Someone I respect says we shouldn’t teach kids stuff they don’t care about.
It sounds appealing. On some level this seems to make sense.
It is also patently absurd.
We have to teach kids things they don’t care about for all kinds of reasons.
The first reason is because we don’t have to teach them the things they do care about. They learn those things with or without us.
You know this if you have spent any time at all with boys between the ages of three and six and wondered how they know all they know about dinosaurs. You know this if you have ever talked to a teenager about their music.
We have to teach kids things they don’t care about so that they will care about things they don’t know about yet. Like genocides, or famines, or global warming.
Or how to use a chain saw.
I wish someone had taught me how to use a chainsaw. I didn’t care about it when I lived in Manhattan, it wasn’t important then. I could really use that knowledge now that I have a backyard with trees down in it.

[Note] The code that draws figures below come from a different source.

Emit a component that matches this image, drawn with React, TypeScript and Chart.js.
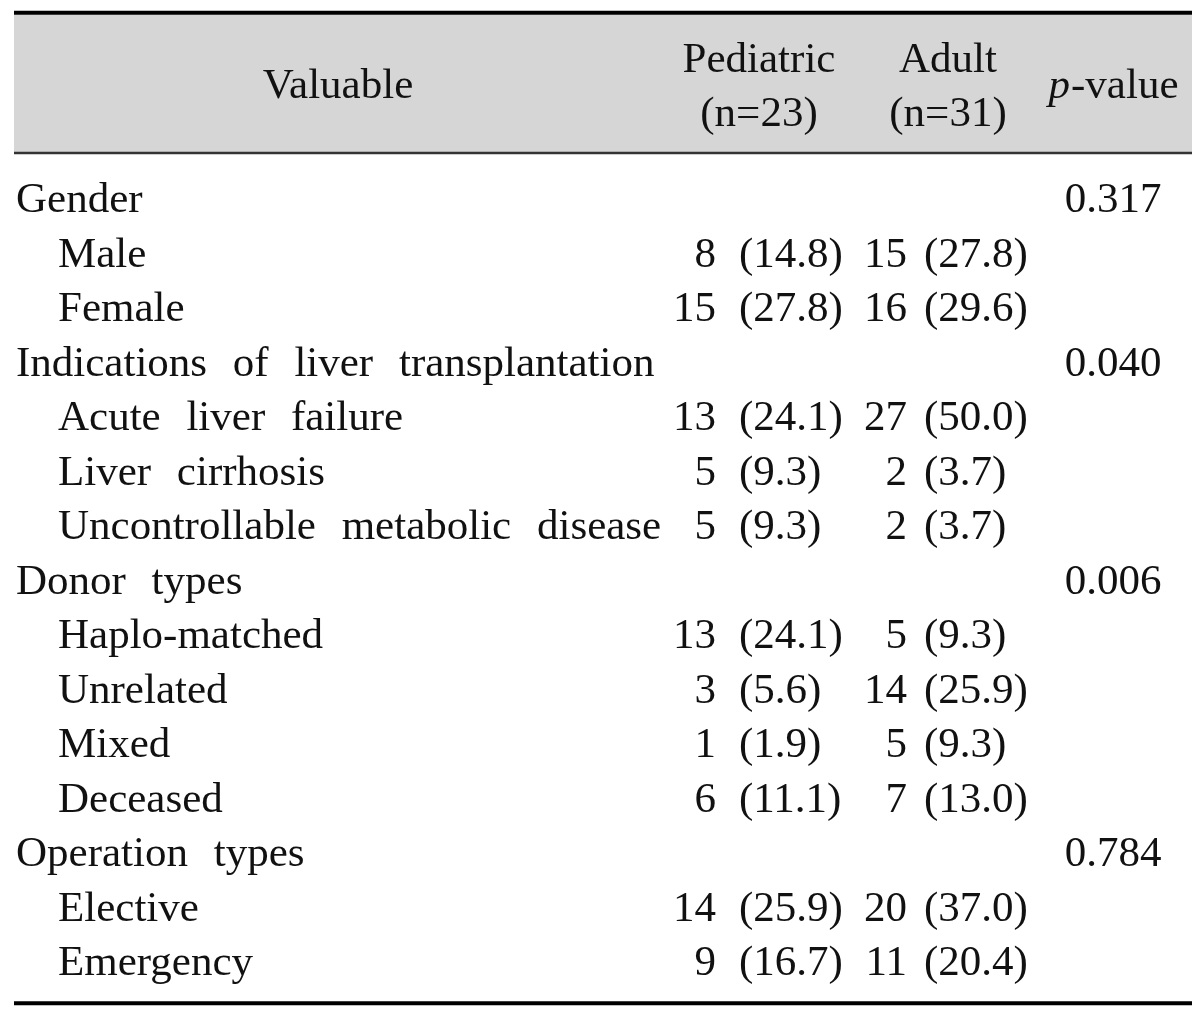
import React, { useEffect, useRef } from "react";
import { Chart, registerables } from "chart.js";

Chart.register(...registerables);

// ---- table data ----
const rowLabels = [
  "Gender",
  "Male",
  "Female",
  "Indications of liver transplantation",
  "Acute liver failure",
  "Liver cirrhosis",
  "Uncontrollable metabolic disease",
  "Donor types",
  "Haplo-matched",
  "Unrelated",
  "Mixed",
  "Deceased",
  "Operation types",
  "Elective",
  "Emergency",
];
const rowIndent = [0, 1, 1, 0, 1, 1, 1, 0, 1, 1, 1, 1, 0, 1, 1];
const pediatricN: (number | null)[] = [null, 8, 15, null, 13, 5, 5, null, 13, 3, 1, 6, null, 14, 9];
const pediatricPct: (string | null)[] = [null, "14.8", "27.8", null, "24.1", "9.3", "9.3", null, "24.1", "5.6", "1.9", "11.1", null, "25.9", "16.7"];
const adultN: (number | null)[] = [null, 15, 16, null, 27, 2, 2, null, 5, 14, 5, 7, null, 20, 11];
const adultPct: (string | null)[] = [null, "27.8", "29.6", null, "50.0", "3.7", "3.7", null, "9.3", "25.9", "9.3", "13.0", null, "37.0", "20.4"];
const pValues: (string | null)[] = ["0.317", null, null, "0.040", null, null, null, "0.006", null, null, null, null, "0.784", null, null];
const headerVariable = "Valuable";
const headerPediatric = ["Pediatric", "(n=23)"];
const headerAdult = ["Adult", "(n=31)"];
const headerP = ["p", "-value"];

// ---- layout (style only) ----
const FONT = "'Liberation Serif', 'Times New Roman', serif";
const FS = 43;
const COL = { group: 16, indent: 58, pedN: 716, pedPct: 739, adN: 907, adPct: 924, p: 1113, varC: 338, pedC: 759, adC: 948, ruleL: 14, ruleR: 1192 };

type Cell = { x: number; y: string; t: string };

function makeData(values: (string | number | null)[], xpos: number): Cell[] {
  const out: Cell[] = [];
  values.forEach((v, i) => {
    if (v !== null && v !== undefined) out.push({ x: xpos, y: rowLabels[i], t: String(v) });
  });
  return out;
}

const tablePlugin = {
  id: "tablePlugin",
  beforeDatasetsDraw(chart: any) {
    const ctx = chart.ctx as CanvasRenderingContext2D;
    const xs = chart.scales.x;
    const area = chart.chartArea;
    const L = xs.getPixelForValue(COL.ruleL);
    const R = xs.getPixelForValue(COL.ruleR);
    const top = area.top - 158;
    const headBottom = area.top - 18;
    ctx.save();
    ctx.fillStyle = "#d6d6d6";
    ctx.fillRect(L, top + 2, R - L, headBottom - top - 2);
    ctx.fillStyle = "#000";
    ctx.fillRect(L, top - 2, R - L, 4);
    ctx.fillStyle = "#333";
    ctx.fillRect(L, headBottom - 1, R - L, 2.5);
    ctx.fillStyle = "#000";
    ctx.fillRect(L, area.bottom + 13, R - L, 4);

    ctx.fillStyle = "#111";
    ctx.font = `${FS}px ${FONT}`;
    ctx.textBaseline = "alphabetic";
    ctx.textAlign = "center";
    const b1 = top + 59;
    const b2 = top + 113;
    const bm = top + 85;
    ctx.fillText(headerVariable, xs.getPixelForValue(COL.varC), bm);
    ctx.fillText(headerPediatric[0], xs.getPixelForValue(COL.pedC), b1);
    ctx.fillText(headerPediatric[1], xs.getPixelForValue(COL.pedC), b2);
    ctx.fillText(headerAdult[0], xs.getPixelForValue(COL.adC), b1);
    ctx.fillText(headerAdult[1], xs.getPixelForValue(COL.adC), b2);
    ctx.textAlign = "left";
    ctx.font = `italic ${FS}px ${FONT}`;
    const wp = ctx.measureText(headerP[0]).width;
    ctx.font = `${FS}px ${FONT}`;
    const wv = ctx.measureText(headerP[1]).width;
    const px = xs.getPixelForValue(COL.p) - (wp + wv) / 2;
    ctx.font = `italic ${FS}px ${FONT}`;
    ctx.fillText(headerP[0], px, bm);
    ctx.font = `${FS}px ${FONT}`;
    ctx.fillText(headerP[1], px + wp + 1, bm);
    ctx.restore();
  },
  afterDatasetsDraw(chart: any) {
    const ctx = chart.ctx as CanvasRenderingContext2D;
    ctx.save();
    ctx.fillStyle = "#111";
    ctx.font = `${FS}px ${FONT}`;
    ctx.textBaseline = "alphabetic";
    chart.data.datasets.forEach((ds: any, di: number) => {
      const meta = chart.getDatasetMeta(di);
      ctx.textAlign = ds.textAlign;
      (ctx as any).wordSpacing = ds.wordSpacing || "0px";
      meta.data.forEach((el: any, j: number) => {
        const cell = ds.data[j] as Cell;
        ctx.fillText(cell.t, el.x, el.y + 14);
      });
    });
    (ctx as any).wordSpacing = "0px";
    ctx.restore();
  },
};

export default function App() {
  const ref = useRef<HTMLCanvasElement | null>(null);
  useEffect(() => {
    document.body.style.margin = "0";
    const canvas = ref.current;
    if (!canvas) return;
    const labelCells: Cell[] = rowLabels.map((t, i) => ({ x: rowIndent[i] ? COL.indent : COL.group, y: t, t }));
    const pedPctCells = makeData(pediatricPct.map((v) => (v === null ? null : `(${v})`)), COL.pedPct);
    const adPctCells = makeData(adultPct.map((v) => (v === null ? null : `(${v})`)), COL.adPct);
    const mk = (data: Cell[], textAlign: string, wordSpacing?: string) => ({
      data,
      textAlign,
      wordSpacing,
      pointRadius: 0,
      pointHoverRadius: 0,
      showLine: false,
    });
    const chart = new Chart(canvas, {
      type: "scatter",
      data: {
        labels: rowLabels,
        datasets: [
          mk(labelCells, "left", "15px"),
          mk(makeData(pediatricN, COL.pedN), "right"),
          mk(pedPctCells, "left"),
          mk(makeData(adultN, COL.adN), "right"),
          mk(adPctCells, "left"),
          mk(makeData(pValues, COL.p), "center"),
        ] as any,
      },
      options: {
        animation: false,
        responsive: false,
        devicePixelRatio: 1,
        layout: { padding: { top: 170.75, bottom: 24.75, left: 0, right: 0 } },
        plugins: { legend: { display: false }, tooltip: { enabled: false } },
        events: [],
        scales: {
          x: { type: "linear", min: 0, max: 1200, display: false },
          y: {
            type: "category",
            labels: rowLabels,
            offset: true,
            display: false,
          },
        },
      } as any,
      plugins: [tablePlugin],
    });
    return () => chart.destroy();
  }, []);
  return (
    <div style={{ width: 1200, height: 1013, background: "#fff" }}>
      <canvas ref={ref} width={1200} height={1013} style={{ display: "block", width: 1200, height: 1013 }} />
    </div>
  );
}
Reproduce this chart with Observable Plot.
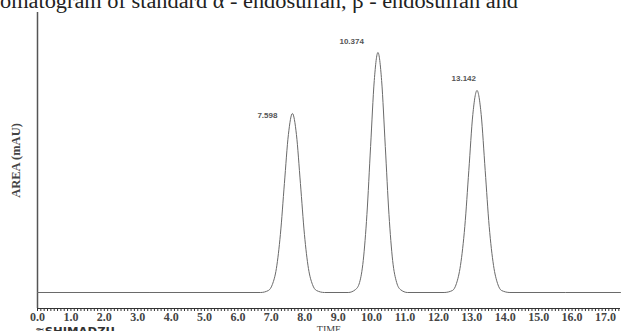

As I see it, the question is not whether we should or should not teach kids things they don’t care about. The question is what it is that they don’t care about that we do need to teach them about.
This is not really something anyone I know can determine. I know I can’t.
I have problems just dividing knowledge into those things we academics call subjects. I have a very hard time figuring out where math ends and science begins, how people can think that what we call social studies doesn’t overlap them both and that it is all blanketed by English.
Kowledge is holisitc. It is all one giant fuzzy rapidly expanding blob with no beginning, no end, no edges at all. It cannot be created and cannot be destroyed; it can only be uncovered or revealed. And it is our job to reveal it, as much of it as we can.
I don’t think it matters much what order we teach things. Jerome Bruner says anything can be taught to anyone at any time. The only thing that changes is the level of complexity. He contends that anything can be, should be, retaught repeatedly at increasing levels of complexity.
I just know that it is absolutely essential that we teach kids one very, very important thing, something we all know but don’t focus on. We need them to know it and to focus on it, to make it the driving force in their life.
We have to teach kids that the world has not always been the way it is now and it will not always be the way it is.
We have to teach them that they have the power to change the ways things are.
And we have to remember that so do we.